Begin
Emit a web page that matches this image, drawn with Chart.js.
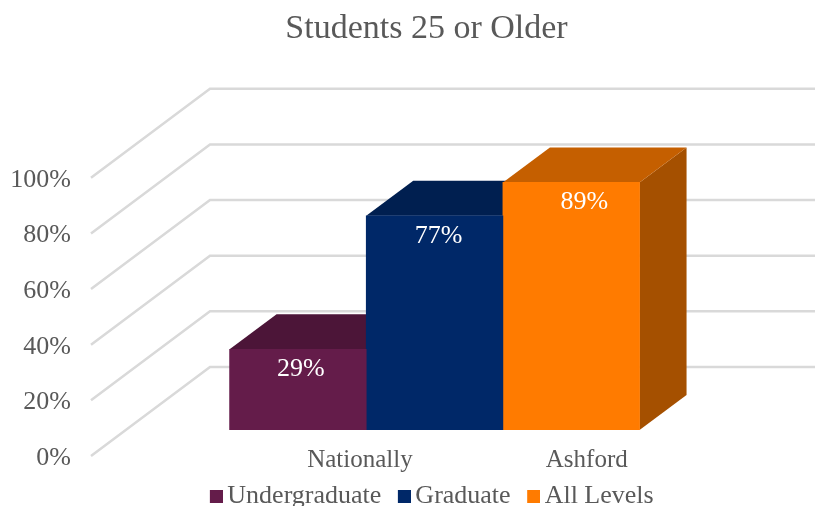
<!DOCTYPE html>
<html><head><meta charset="utf-8">
<style>html,body{margin:0;padding:0;background:#fff}#w{width:815px;height:506px;position:relative}</style>
<script src="https://cdn.jsdelivr.net/npm/chart.js@4"></script></head>
<body><div id="w"><canvas id="c"></canvas></div>
<script>
const titleText = "Students 25 or Older";
const seriesNames = ["Undergraduate", "Graduate", "All Levels"];
const undergraduate = [29];
const graduate = [77];
const allLevels = [89];
const barSlots = [1, 2, 3];
const categories = ["Nationally", "Ashford"];
const categorySlots = [1.71, 3.37];
const yTicks = [0, 20, 40, 60, 80, 100];
const frontColors = ["#641c4a", "#002868", "#ff7b00"];
const topColors = ["#4c1538", "#001f50", "#c55f00"];
const sideColors = ["#42122f", "#001a44", "#a55000"];
const labelNudge = [3, 4, 13];
const FONT = "'Liberation Serif', serif";
const TEXT = "#595959";
const wall = {dx: 119, dy: -89};
const front = {dx: 35, dy: -26};
const depth = {dx: 47, dy: -35};
const titleShift = 19, legendShift = 26;

function swatch(color) {
  const cv = document.createElement('canvas');
  cv.width = 18; cv.height = 13;
  const g = cv.getContext('2d');
  g.fillStyle = color; g.fillRect(5, 0, 13, 13);
  return cv;
}
function poly(ctx, pts, fill) {
  ctx.beginPath();
  pts.forEach((p, i) => i ? ctx.lineTo(p[0], p[1]) : ctx.moveTo(p[0], p[1]));
  ctx.closePath(); ctx.fillStyle = fill; ctx.fill();
}
const scene = {
  id: 'scene',
  afterLayout(chart) {
    chart.titleBlock.left += titleShift; chart.titleBlock.right += titleShift;
    chart.legend.left += legendShift; chart.legend.right += legendShift;
    const x = chart.scales.x;
    x.top -= 11; x.bottom += 30;
  },
  beforeDatasetsDraw(chart) {
    const {ctx, scales: {y}, chartArea: a} = chart;
    ctx.save();
    ctx.strokeStyle = '#d9d9d9'; ctx.lineWidth = 2.5; ctx.lineJoin = 'miter';
    yTicks.forEach(v => {
      const p = y.getPixelForValue(v);
      ctx.beginPath();
      ctx.moveTo(a.left, p);
      ctx.lineTo(a.left + wall.dx, p + wall.dy);
      ctx.lineTo(chart.width, p + wall.dy);
      ctx.stroke();
    });
    ctx.translate(front.dx, front.dy);
    chart.data.datasets.forEach((ds, i) => {
      const b = chart.getDatasetMeta(i).data[0];
      const l = b.x - b.width / 2, r = b.x + b.width / 2;
      poly(ctx, [[r, b.y], [r + depth.dx, b.y + depth.dy], [r + depth.dx, b.base + depth.dy], [r, b.base]], sideColors[i]);
      poly(ctx, [[l, b.y], [l + depth.dx, b.y + depth.dy], [r + depth.dx, b.y + depth.dy], [r, b.y]], topColors[i]);
    });
    ctx.restore();
    ctx.save();
    ctx.translate(front.dx, front.dy);
  },
  afterDatasetsDraw(chart) {
    const ctx = chart.ctx;
    ctx.fillStyle = '#ffffff';
    ctx.font = "26px " + FONT;
    ctx.textAlign = 'center'; ctx.textBaseline = 'middle';
    chart.data.datasets.forEach((ds, i) => {
      const b = chart.getDatasetMeta(i).data[0];
      ctx.fillText(ds.data[0].y + '%', b.x + labelNudge[i], b.y + 20);
    });
    ctx.restore();
  }
};
const values = [undergraduate, graduate, allLevels];
new Chart(document.getElementById('c'), {
  type: 'bar',
  data: {
    datasets: seriesNames.map((n, i) => ({
      label: n,
      data: values[i].map(v => ({x: barSlots[i], y: v})),
      backgroundColor: frontColors[i],
      borderWidth: 0,
      grouped: false,
      barPercentage: 1,
      categoryPercentage: 1
    }))
  },
  options: {
    responsive: true, maintainAspectRatio: false, animation: false,
    layout: {padding: {left: 0, right: 0, top: 0, bottom: -13}},
    plugins: {
      tooltip: {enabled: false},
      title: {display: true, text: titleText, color: TEXT,
        font: {family: FONT, size: 34, weight: 'normal'},
        padding: {top: 9, bottom: 128}},
      legend: {position: 'bottom',
        labels: {font: {family: FONT, size: 26}, color: TEXT, padding: 20, boxWidth: 1, boxHeight: 13, usePointStyle: true,
          generateLabels(chart) {
            return Chart.defaults.plugins.legend.labels.generateLabels(chart).map((it, i) => {
              it.pointStyle = swatch(frontColors[i]); return it;
            });
          }}}
    },
    scales: {
      x: {type: 'linear', min: -0.258, max: 5.04, offset: false,
        grid: {display: false, offset: false, drawTicks: false}, border: {display: false},
        afterBuildTicks(s) { s.ticks = categorySlots.map(v => ({value: v})); },
        afterFit(s) { s.height = 7; },
        ticks: {font: {family: FONT, size: 25}, color: TEXT, padding: 0, autoSkip: false, maxRotation: 0, minRotation: 0,
          callback: (v, i) => categories[i]}},
      y: {min: 0, max: 100,
        grid: {display: false, drawTicks: false}, border: {display: false},
        afterBuildTicks(s) { s.ticks = yTicks.map(v => ({value: v})); },
        afterFit(s) { s.width = 91; },
        ticks: {font: {family: FONT, size: 26}, color: TEXT, padding: 20, labelOffset: 2, autoSkip: false, callback: v => v + '%'}}
    }
  },
  plugins: [scene]
});
</script></body></html>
End
[The problem] Copy out the data above exactly, except the pictures.

[Task solution]
Emit a web page that matches this image, drawn with Chart.js.
<!DOCTYPE html>
<html><head><meta charset="utf-8">
<style>html,body{margin:0;padding:0;background:#fff}#w{width:815px;height:506px;position:relative}</style>
<script src="https://cdn.jsdelivr.net/npm/chart.js@4"></script></head>
<body><div id="w"><canvas id="c"></canvas></div>
<script>
const titleText = "Students 25 or Older";
const seriesNames = ["Undergraduate", "Graduate", "All Levels"];
const undergraduate = [29];
const graduate = [77];
const allLevels = [89];
const barSlots = [1, 2, 3];
const categories = ["Nationally", "Ashford"];
const categorySlots = [1.71, 3.37];
const yTicks = [0, 20, 40, 60, 80, 100];
const frontColors = ["#641c4a", "#002868", "#ff7b00"];
const topColors = ["#4c1538", "#001f50", "#c55f00"];
const sideColors = ["#42122f", "#001a44", "#a55000"];
const labelNudge = [3, 4, 13];
const FONT = "'Liberation Serif', serif";
const TEXT = "#595959";
const wall = {dx: 119, dy: -89};
const front = {dx: 35, dy: -26};
const depth = {dx: 47, dy: -35};
const titleShift = 19, legendShift = 26;

function swatch(color) {
  const cv = document.createElement('canvas');
  cv.width = 18; cv.height = 13;
  const g = cv.getContext('2d');
  g.fillStyle = color; g.fillRect(5, 0, 13, 13);
  return cv;
}
function poly(ctx, pts, fill) {
  ctx.beginPath();
  pts.forEach((p, i) => i ? ctx.lineTo(p[0], p[1]) : ctx.moveTo(p[0], p[1]));
  ctx.closePath(); ctx.fillStyle = fill; ctx.fill();
}
const scene = {
  id: 'scene',
  afterLayout(chart) {
    chart.titleBlock.left += titleShift; chart.titleBlock.right += titleShift;
    chart.legend.left += legendShift; chart.legend.right += legendShift;
    const x = chart.scales.x;
    x.top -= 11; x.bottom += 30;
  },
  beforeDatasetsDraw(chart) {
    const {ctx, scales: {y}, chartArea: a} = chart;
    ctx.save();
    ctx.strokeStyle = '#d9d9d9'; ctx.lineWidth = 2.5; ctx.lineJoin = 'miter';
    yTicks.forEach(v => {
      const p = y.getPixelForValue(v);
      ctx.beginPath();
      ctx.moveTo(a.left, p);
      ctx.lineTo(a.left + wall.dx, p + wall.dy);
      ctx.lineTo(chart.width, p + wall.dy);
      ctx.stroke();
    });
    ctx.translate(front.dx, front.dy);
    chart.data.datasets.forEach((ds, i) => {
      const b = chart.getDatasetMeta(i).data[0];
      const l = b.x - b.width / 2, r = b.x + b.width / 2;
      poly(ctx, [[r, b.y], [r + depth.dx, b.y + depth.dy], [r + depth.dx, b.base + depth.dy], [r, b.base]], sideColors[i]);
      poly(ctx, [[l, b.y], [l + depth.dx, b.y + depth.dy], [r + depth.dx, b.y + depth.dy], [r, b.y]], topColors[i]);
    });
    ctx.restore();
    ctx.save();
    ctx.translate(front.dx, front.dy);
  },
  afterDatasetsDraw(chart) {
    const ctx = chart.ctx;
    ctx.fillStyle = '#ffffff';
    ctx.font = "26px " + FONT;
    ctx.textAlign = 'center'; ctx.textBaseline = 'middle';
    chart.data.datasets.forEach((ds, i) => {
      const b = chart.getDatasetMeta(i).data[0];
      ctx.fillText(ds.data[0].y + '%', b.x + labelNudge[i], b.y + 20);
    });
    ctx.restore();
  }
};
const values = [undergraduate, graduate, allLevels];
new Chart(document.getElementById('c'), {
  type: 'bar',
  data: {
    datasets: seriesNames.map((n, i) => ({
      label: n,
      data: values[i].map(v => ({x: barSlots[i], y: v})),
      backgroundColor: frontColors[i],
      borderWidth: 0,
      grouped: false,
      barPercentage: 1,
      categoryPercentage: 1
    }))
  },
  options: {
    responsive: true, maintainAspectRatio: false, animation: false,
    layout: {padding: {left: 0, right: 0, top: 0, bottom: -13}},
    plugins: {
      tooltip: {enabled: false},
      title: {display: true, text: titleText, color: TEXT,
        font: {family: FONT, size: 34, weight: 'normal'},
        padding: {top: 9, bottom: 128}},
      legend: {position: 'bottom',
        labels: {font: {family: FONT, size: 26}, color: TEXT, padding: 20, boxWidth: 1, boxHeight: 13, usePointStyle: true,
          generateLabels(chart) {
            return Chart.defaults.plugins.legend.labels.generateLabels(chart).map((it, i) => {
              it.pointStyle = swatch(frontColors[i]); return it;
            });
          }}}
    },
    scales: {
      x: {type: 'linear', min: -0.258, max: 5.04, offset: false,
        grid: {display: false, offset: false, drawTicks: false}, border: {display: false},
        afterBuildTicks(s) { s.ticks = categorySlots.map(v => ({value: v})); },
        afterFit(s) { s.height = 7; },
        ticks: {font: {family: FONT, size: 25}, color: TEXT, padding: 0, autoSkip: false, maxRotation: 0, minRotation: 0,
          callback: (v, i) => categories[i]}},
      y: {min: 0, max: 100,
        grid: {display: false, drawTicks: false}, border: {display: false},
        afterBuildTicks(s) { s.ticks = yTicks.map(v => ({value: v})); },
        afterFit(s) { s.width = 91; },
        ticks: {font: {family: FONT, size: 26}, color: TEXT, padding: 20, labelOffset: 2, autoSkip: false, callback: v => v + '%'}}
    }
  },
  plugins: [scene]
});
</script></body></html>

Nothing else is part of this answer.